We know that the human mind is in many ways constrained in its ability to rationalize the world, thus we are constantly seeking the higher, the greater, the unimaginable as our answer of choice.  The strange thing is that as the answer we are seeking becomes more nuanced and complex the simpler it will begin to seem to us, and we will insist that our highly elaborate–immensely complicated and circumstantial–answer is really the most simple and obvious of them all.  Because by that point we have already accepted the narrative of the conspiracy, where the grand conclusion is being used to fill in the details, instead of the observable details being used to arrive at the most possible conclusion (be it simple or complex).
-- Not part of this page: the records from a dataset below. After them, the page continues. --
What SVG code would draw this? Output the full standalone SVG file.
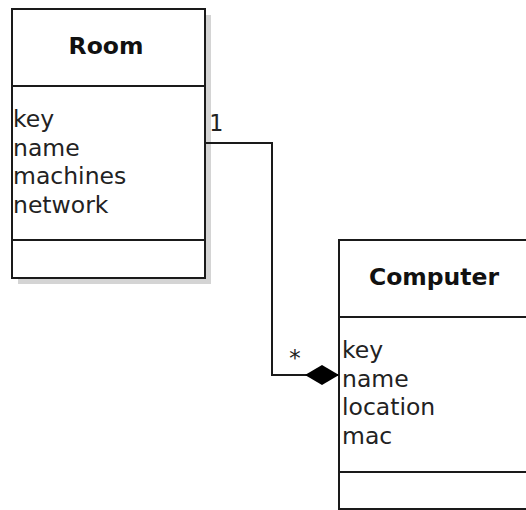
<svg xmlns="http://www.w3.org/2000/svg" width="526" height="510" viewBox="0 0 526 510">
  <defs>
    <style>
      .shadow { fill: #d4d4d4; stroke: none; }
      .box { fill: #ffffff; stroke: #1a1a1a; stroke-width: 2; }
      .sep { stroke: #1a1a1a; stroke-width: 2; }
      .title { font-family: "DejaVu Sans", sans-serif; font-weight: bold; font-size: 23.5px; fill: #111; text-anchor: middle; }
      .attr { font-family: "DejaVu Sans", sans-serif; font-size: 23.5px; fill: #222; }
      .mult { font-family: "DejaVu Sans Mono", monospace; font-size: 23px; fill: #222; text-anchor: middle; }
      .link { fill: none; stroke: #1a1a1a; stroke-width: 2; }
    </style>
    <marker id="composition" viewBox="0 0 34 22" refX="34" refY="11" markerWidth="34" markerHeight="22" markerUnits="userSpaceOnUse" orient="auto">
      <path d="M0,11 L17,1 L34,11 L17,21 Z" fill="#000"/>
    </marker>
  </defs>
  <rect width="526" height="510" fill="#ffffff"/>

  <!-- class Room -->
  <g id="room">
    <rect class="shadow" x="18" y="15" width="193" height="269"/>
    <rect class="box" x="12" y="9" width="193" height="269"/>
    <line class="sep" x1="12" y1="86" x2="205" y2="86"/>
    <line class="sep" x1="12" y1="240" x2="205" y2="240"/>
    <text class="title" x="106" y="54">Room</text>
    <text class="attr" x="13" y="127">key</text>
    <text class="attr" x="13" y="155.5">name</text>
    <text class="attr" x="13" y="184">machines</text>
    <text class="attr" x="13" y="212.5">network</text>
  </g>

  <!-- class Computer -->
  <g id="computer">
    <rect class="shadow" x="345" y="246" width="193" height="269"/>
    <rect class="box" x="339" y="240" width="193" height="269"/>
    <line class="sep" x1="339" y1="317" x2="532" y2="317"/>
    <line class="sep" x1="339" y1="472" x2="532" y2="472"/>
    <text class="title" x="434" y="285">Computer</text>
    <text class="attr" x="342" y="358">key</text>
    <text class="attr" x="342" y="386.5">name</text>
    <text class="attr" x="342" y="415">location</text>
    <text class="attr" x="342" y="443.5">mac</text>
  </g>

  <!-- composition: Room 1 to Computer * -->
  <g id="connectors">
    <polyline class="link" points="205,143 272,143 272,375 339,375" marker-end="url(#composition)"/>
    <text class="mult" x="216" y="131">1</text>
    <text class="mult" x="295" y="366">*</text>
  </g>
</svg>
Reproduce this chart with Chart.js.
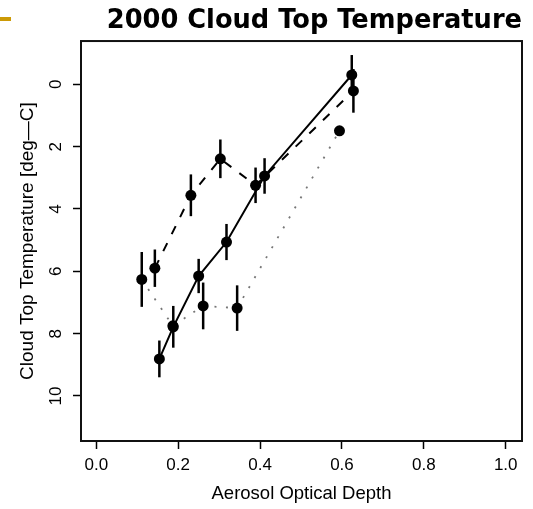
<!DOCTYPE html>
<html><head><meta charset="utf-8">
<script src="https://cdn.jsdelivr.net/npm/chart.js@4.4.1/dist/chart.umd.min.js"></script>
<style>
html,body{margin:0;padding:0;background:#fff;}
#wrap{position:relative;width:533px;height:509px;}
#bullet{position:absolute;left:0;top:17px;width:11px;height:4px;background:#CC9A06;}
</style></head><body>
<div id="wrap"><canvas id="c" width="533" height="509"></canvas><div id="bullet"></div></div>
<script>
// ---- data ----
const xTicks = [0, 0.2, 0.4, 0.6, 0.8, 1.0];
const yTicks = [0, 2, 4, 6, 8, 10];

const solidX   = [0.154, 0.188, 0.250, 0.318, 0.411, 0.624];
const solidY   = [8.81, 7.78, 6.15, 5.06, 2.94, -0.30];
const solidErr = [0.59, 0.67, 0.55, 0.58, 0.57, 0.64];

const dashedX   = [0.143, 0.231, 0.303, 0.389, 0.628];
const dashedY   = [5.90, 3.56, 2.39, 3.24, 0.21];
const dashedErr = [0.60, 0.67, 0.62, 0.57, 0.70];

const dottedX   = [0.111, 0.187, 0.261, 0.344, 0.594];
const dottedY   = [6.26, 7.75, 7.11, 7.18, 1.49];
const dottedErr = [0.88, 0, 0.75, 0.73, 0];

const toPts = (xs, ys) => xs.map((x, i) => ({x: x, y: ys[i]}));

const errPlugin = {
  id: 'errbars',
  afterDatasetsDraw(chart) {
    const xs = chart.scales.x, ys = chart.scales.y, ctx = chart.ctx;
    ctx.save();
    ctx.strokeStyle = '#000';
    ctx.lineWidth = 2.5;
    chart.data.datasets.forEach(ds => {
      (ds.errorBars || []).forEach((e, i) => {
        if (!e) return;
        const p = ds.data[i];
        const px = xs.getPixelForValue(p.x);
        ctx.beginPath();
        ctx.moveTo(px, ys.getPixelForValue(p.y - e));
        ctx.lineTo(px, ys.getPixelForValue(p.y + e));
        ctx.stroke();
      });
    });
    ctx.restore();
  }
};
const boxPlugin = {
  id: 'box',
  afterDraw(chart) {
    const {ctx, chartArea: a} = chart;
    ctx.save();
    ctx.strokeStyle = '#111';
    ctx.lineWidth = 2;
    ctx.strokeRect(a.left, a.top, a.right - a.left, a.bottom - a.top);
    ctx.restore();
  }
};

const base = {showLine: true, borderColor: '#000', pointRadius: 5.5, pointHoverRadius: 5.5,
  pointBackgroundColor: '#000', pointBorderWidth: 0, fill: false, tension: 0};

new Chart(document.getElementById('c'), {
  type: 'scatter',
  data: {
    datasets: [
      Object.assign({}, base, {label: 'solid', data: toPts(solidX, solidY), errorBars: solidErr, borderWidth: 2}),
      Object.assign({}, base, {label: 'dashed', data: toPts(dashedX, dashedY), errorBars: dashedErr, borderWidth: 2, borderDash: [9, 10]}),
      Object.assign({}, base, {label: 'dotted', data: toPts(dottedX, dottedY), errorBars: dottedErr, borderWidth: 1.8, borderColor: '#777', borderDash: [2, 9.5]})
    ]
  },
  options: {
    responsive: false,
    animation: false,
    devicePixelRatio: 1,
    layout: {padding: {left: 0, right: 11, top: 0, bottom: 0}},
    plugins: {
      legend: {display: false},
      tooltip: {enabled: false},
      title: {display: true, text: '2000 Cloud Top Temperature', fullSize: false, align: 'end', color: '#000',
        font: {family: 'DejaVu Sans', weight: 'bold', size: 25.7, lineHeight: 1.2}, padding: {top: 5.5, bottom: 4.7}}
    },
    scales: {
      x: {
        type: 'linear', min: -0.0374, max: 1.0398,
        afterBuildTicks: s => { s.ticks = xTicks.map(v => ({value: v})); },
        afterFit: s => { s.height = 68; },
        ticks: {color: '#000', font: {family: 'Liberation Sans', size: 17}, padding: 6, autoSkip: false,
          maxRotation: 0, callback: v => Number(v).toFixed(1)},
        grid: {drawOnChartArea: false, drawTicks: true, tickLength: 8, tickWidth: 1.5, tickColor: '#000'},
        border: {display: false},
        title: {display: true, text: 'Aerosol Optical Depth', color: '#000',
          font: {family: 'Liberation Sans', size: 18.5, lineHeight: 1.2}, padding: {top: 0, bottom: 4}}
      },
      y: {
        type: 'linear', reverse: true, min: -1.389, max: 11.444,
        afterBuildTicks: s => { s.ticks = yTicks.map(v => ({value: v})); },
        afterFit: s => { s.width = 81; },
        ticks: {color: '#000', font: {family: 'Liberation Sans', size: 17}, padding: 7, autoSkip: false,
          minRotation: 90, maxRotation: 90, crossAlign: 'center', callback: v => String(v)},
        grid: {drawOnChartArea: false, drawTicks: true, tickLength: 8, tickWidth: 1.5, tickColor: '#000'},
        border: {display: false},
        title: {display: true, text: 'Cloud Top Temperature [deg\u2014C]', color: '#000',
          font: {family: 'Liberation Sans', size: 19, lineHeight: 1.2}, padding: {top: 16.5, bottom: 0}}
      }
    }
  },
  plugins: [errPlugin, boxPlugin]
});
</script>
</body></html>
Precisely because there appears to be something innate about the way the human mind is drawn to conspiracies the ease by which ideas are exchanged in our lifetime makes it a ripe golden age for conspiracy theories and conspiracy theorists to thrive.  The reason being that this greater medium of communication, and the great vastness of information available to us in which we can indulge our niche interests, also makes it possible to feel as though we are exploring new pieces of data everyday without ever really having to step outside the conclusions of the particular niche interest we are being drawn to.  Given enough time, we’ll cease wanting to hear from an opposing view contradicting the knowledge we have invested so much time in attaining.  The deeper secrets we have learned will become a part of the way we view and interact with the world.  In short, the conspiracy will become a part of your identity, a personal matter for you to defend, and all competing and alternative data will work only to confirm what you already have accepted to be true.  Reducing reality to a matter of popular vs fringe consensus, the veracity of which is to be decided based on how titillating it is to one’s cynically credulous senses.